Causality – What Happens When Conditioning on the Parent of a Confounder?

causalityconfoundingd-separation

Say we have a confounder $U$ between $X$ and $Y$, i.e. graphically, $U\rightarrow X$ and $U \rightarrow Y$, $X$ and $Y$ are not directly connected.

According to the d-seperation rule, I know conditioning on $U$ will break the correlation between $X$ and $Y$, i.e. $X\perp Y|U$.

However, what I want to ask is that, if we have a parent of $U$, say $P \rightarrow U \rightarrow X$, and $P \rightarrow U \rightarrow Y$, $X$ and $Y$ are not directly connected. Will conditioning on $P$ d-seperate the correlation between $X$ and $Y$, i.e. $X \perp Y|P$?

I think of this problem using the structure causal model (SCM). I think conditioning on $P$ will not entirely break the correlation between $X$ and $Y$, because $u=f(p)+\epsilon$, and the exogenous variable $\epsilon$ is assumed to be independent with $P$.

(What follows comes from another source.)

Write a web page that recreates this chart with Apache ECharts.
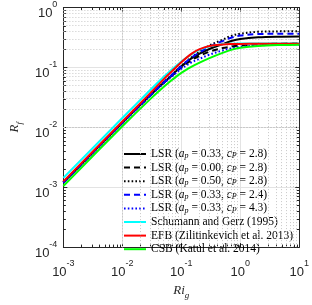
<!DOCTYPE html>
<html><head><meta charset="utf-8">
<script src="https://cdn.jsdelivr.net/npm/echarts@6/dist/echarts.min.js"></script>
<style>html,body{margin:0;padding:0;background:#fff}#c{width:312px;height:305px}</style>
</head><body><div id="c"></div>
<script>
// ---- data ----
const riValues      = [0.001, 0.01, 0.03, 0.05, 0.07, 0.1, 0.15, 0.2, 0.3, 0.5, 0.7, 1, 2, 5, 10];
const lsr_a033_c28  = [0.00120, 0.0119, 0.0345, 0.0555, 0.075, 0.104, 0.143, 0.168, 0.203, 0.245, 0.275, 0.298, 0.318, 0.326, 0.328];
const lsr_a000_c28  = [0.00120, 0.0119, 0.0343, 0.0550, 0.073, 0.100, 0.133, 0.155, 0.183, 0.210, 0.222, 0.232, 0.243, 0.249, 0.251];
const lsr_a050_c28  = [0.00120, 0.0119, 0.0346, 0.0558, 0.076, 0.106, 0.148, 0.180, 0.232, 0.290, 0.335, 0.365, 0.393, 0.400, 0.402];
const lsr_a033_c24  = [0.00120, 0.0119, 0.0346, 0.0557, 0.0755, 0.105, 0.146, 0.176, 0.222, 0.275, 0.312, 0.340, 0.360, 0.365, 0.366];
const lsr_a033_c43  = [0.00119, 0.0118, 0.0340, 0.0540, 0.071, 0.095, 0.122, 0.138, 0.163, 0.192, 0.208, 0.220, 0.233, 0.240, 0.242];
const schumannGerz  = [0.00143, 0.01426, 0.0423, 0.0689, 0.0935, 0.1257, 0.167, 0.1955, 0.226, 0.245, 0.249, 0.250, 0.250, 0.250, 0.250];
const efb           = [0.00125, 0.0125, 0.0375, 0.0630, 0.087, 0.122, 0.170, 0.200, 0.228, 0.242, 0.246, 0.247, 0.248, 0.248, 0.248];
const csb           = [0.00105, 0.0104, 0.0298, 0.0470, 0.062, 0.081, 0.103, 0.119, 0.143, 0.175, 0.196, 0.212, 0.228, 0.237, 0.240];
const seriesNames = ['LSR1','LSR2','LSR3','LSR4','LSR5','SG','EFB','CSB'];
const legendTexts = [
  '{n|LSR (}{i|a}{s|p}{n| = 0.33, }{i|c}{s|P}{n| = 2.8)}',
  '{n|LSR (}{i|a}{s|p}{n| = 0.00, }{i|c}{s|P}{n| = 2.8)}',
  '{n|LSR (}{i|a}{s|p}{n| = 0.50, }{i|c}{s|P}{n| = 2.8)}',
  '{n|LSR (}{i|a}{s|p}{n| = 0.33, }{i|c}{s|P}{n| = 2.4)}',
  '{n|LSR (}{i|a}{s|p}{n| = 0.33, }{i|c}{s|P}{n| = 4.3)}',
  '{n|Schumann and Gerz (1995)}',
  '{n|EFB (Zilitinkevich et al. 2013)}',
  '{n|CSB (Katul et al. 2014)}'
];
const xTickExps = [-3, -2, -1, 0, 1];
const yTickExps = [-4, -3, -2, -1, 0];

// ---- chart ----
const values = [lsr_a033_c28, lsr_a000_c28, lsr_a050_c28, lsr_a033_c24, lsr_a033_c43, schumannGerz, efb, csb];
const colors = ['#000000','#000000','#000000','#0000ff','#0000ff','#00ffff','#ff0000','#00ff00'];
const dashes = ['solid',[6,4],[1.6,2.2],[6,4],[1.6,2.2],'solid','solid','solid'];

const xMin = 1e-3, xMax = 10, yMin = 1e-4, yMax = 1;
const minorX = [], minorY = [];
for (let e = -3; e < 1; e++) for (let k = 2; k <= 9; k++) minorX.push(k * Math.pow(10, e));
for (let e = -4; e < 0; e++) for (let k = 2; k <= 9; k++) minorY.push(k * Math.pow(10, e));

const serif = "'Liberation Serif', 'DejaVu Serif', serif";
const sans = "'Liberation Sans', Arial, sans-serif";
const axisColor = '#262626';

function expLabel(v) {
  const e = Math.round(Math.log10(v));
  return '{b|10}{s|' + (e < 0 ? '-' + (-e) : e) + '}';
}
const tickRich = {
  b: {fontFamily: sans, fontSize: 13, color: axisColor, lineHeight: 20, verticalAlign: 'bottom'},
  s: {fontFamily: sans, fontSize: 9, color: axisColor, lineHeight: 10, verticalAlign: 'top'}
};

const lineSeries = seriesNames.map((name, i) => ({
  name: name, type: 'line', symbol: 'none', smooth: 0.35, z: 5 + i,
  data: riValues.map((r, j) => [r, values[i][j]]),
  lineStyle: {color: colors[i], width: 2, type: dashes[i], cap: 'butt'},
  itemStyle: {color: colors[i]},
  emphasis: {disabled: true}, animation: false
}));

const minorGrid = {
  type: 'line', data: [], silent: true, z: 1, animation: false,
  markLine: {
    silent: true, symbol: 'none', animation: false, label: {show: false},
    lineStyle: {type: [1, 2], color: '#c8c8c8', width: 1},
    data: minorX.map(v => ({xAxis: v})).concat(minorY.map(v => ({yAxis: v})))
  }
};

const minorTicks = {
  type: 'custom', silent: true, z: 3, animation: false,
  data: minorX.map(v => [v, 0]).concat(minorY.map(v => [0, v])),
  encode: {x: -1, y: -1},
  renderItem: function (params, api) {
    const vx = api.value(0), vy = api.value(1);
    const st = {stroke: axisColor, lineWidth: 1};
    if (vx > 0) {
      const b = api.coord([vx, yMin]), t = api.coord([vx, yMax]);
      const x = Math.round(b[0]) + 0.5;
      return {type: 'group', children: [
        {type: 'line', shape: {x1: x, y1: b[1], x2: x, y2: b[1] - 2.5}, style: st},
        {type: 'line', shape: {x1: x, y1: t[1], x2: x, y2: t[1] + 2.5}, style: st}
      ]};
    } else {
      const l = api.coord([xMin, vy]), r = api.coord([xMax, vy]);
      const y = Math.round(l[1]) + 0.5;
      return {type: 'group', children: [
        {type: 'line', shape: {x1: l[0], y1: y, x2: l[0] + 2.5, y2: y}, style: st},
        {type: 'line', shape: {x1: r[0], y1: y, x2: r[0] - 2.5, y2: y}, style: st}
      ]};
    }
  }
};

const baseX = {type: 'log', logBase: 10, min: xMin, max: xMax};
const baseY = {type: 'log', logBase: 10, min: yMin, max: yMax};

const option = {
  backgroundColor: '#ffffff',
  animation: false,
  grid: {left: 48, right: 10, top: 7, bottom: 43, containLabel: false},
  xAxis: [
    Object.assign({}, baseX, {
      position: 'bottom',
      axisLine: {show: true, lineStyle: {color: axisColor, width: 1}},
      axisTick: {show: true, inside: true, length: 4, lineStyle: {color: axisColor}},
      splitLine: {show: true, lineStyle: {color: '#e3e3e3', width: 1}},
      axisLabel: {margin: 12, formatter: expLabel, rich: tickRich},
      name: '{i|Ri}{s|g}', nameLocation: 'middle', nameGap: 22,
      nameTextStyle: {rich: {
        i: {fontFamily: serif, fontStyle: 'italic', fontSize: 13, color: axisColor, lineHeight: 16, verticalAlign: 'top'},
        s: {fontFamily: serif, fontStyle: 'italic', fontSize: 9, color: axisColor, lineHeight: 8, verticalAlign: 'bottom'}
      }}
    }),
    Object.assign({}, baseX, {
      position: 'top',
      axisLine: {show: true, lineStyle: {color: axisColor, width: 1}},
      axisTick: {show: true, inside: true, length: 4, lineStyle: {color: axisColor}},
      splitLine: {show: false}, axisLabel: {show: false}
    })
  ],
  yAxis: [
    Object.assign({}, baseY, {
      position: 'left',
      axisLine: {show: true, lineStyle: {color: axisColor, width: 1}},
      axisTick: {show: true, inside: true, length: 4, lineStyle: {color: axisColor}},
      splitLine: {show: true, lineStyle: {color: '#e3e3e3', width: 1}},
      axisLabel: {margin: 6, formatter: expLabel, rich: tickRich, padding: [5, 0, 0, 0]},
      name: '{i|R}{s|f}', nameLocation: 'middle', nameGap: 28, nameRotate: 90,
      nameTextStyle: {rich: {
        i: {fontFamily: serif, fontStyle: 'italic', fontSize: 13, color: axisColor, lineHeight: 16, verticalAlign: 'top'},
        s: {fontFamily: serif, fontStyle: 'italic', fontSize: 9, color: axisColor, lineHeight: 8, verticalAlign: 'bottom'}
      }}
    }),
    Object.assign({}, baseY, {
      position: 'right',
      axisLine: {show: true, lineStyle: {color: axisColor, width: 1}},
      axisTick: {show: true, inside: true, length: 4, lineStyle: {color: axisColor}},
      splitLine: {show: false}, axisLabel: {show: false}
    })
  ],
  legend: {
    data: seriesNames, orient: 'vertical', left: 123, top: 148,
    itemWidth: 22, itemHeight: 12, itemGap: 1.6, padding: 0,
    selectedMode: false, backgroundColor: 'transparent',
    itemStyle: {opacity: 0},
    formatter: function (name) { return legendTexts[seriesNames.indexOf(name)]; },
    textStyle: {rich: {
      n: {fontFamily: serif, fontSize: 11.5, color: '#000', lineHeight: 12, verticalAlign: 'middle'},
      i: {fontFamily: serif, fontStyle: 'italic', fontSize: 11.5, color: '#000', lineHeight: 12, verticalAlign: 'middle'},
      s: {fontFamily: serif, fontStyle: 'italic', fontSize: 8, color: '#000', lineHeight: 5, verticalAlign: 'bottom'}
    }}
  },
  series: [minorGrid, minorTicks].concat(lineSeries)
};

const chart = echarts.init(document.getElementById('c'), null, {renderer: 'canvas'});
chart.setOption(option);
</script>
</body></html>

Don't know whether my thinking is correct. Hopeful for some help. Thanks in advance!

Best Answer

It's possible that conditioning on $P$ will weaken the correlation between $X$ and $Y.$ However, it will not $d$-separate $X$ and $Y,$ because causal information can still flow along the backdoor path $X\leftarrow U\to Y.$

What you might be thinking of is if you condition on a child of a collider, that also opens up the collider to allow causal information to pass through. That is, suppose you have the graph $X\to Z,\;Y\to Z,\;Z\to T.$ There is a collider at $Z,$ but if it is unconditioned, causal information cannot flow from $X$ to $Y.$ If you condition on $Z,$ causal information can flow. But it is also the case that if you condition on $T,$ causal information can flow from $X$ to $Y.$

Conditioning on parents of colliders, chains, or forks does not inherently change the nature of those connections, though it might change correlations somewhat.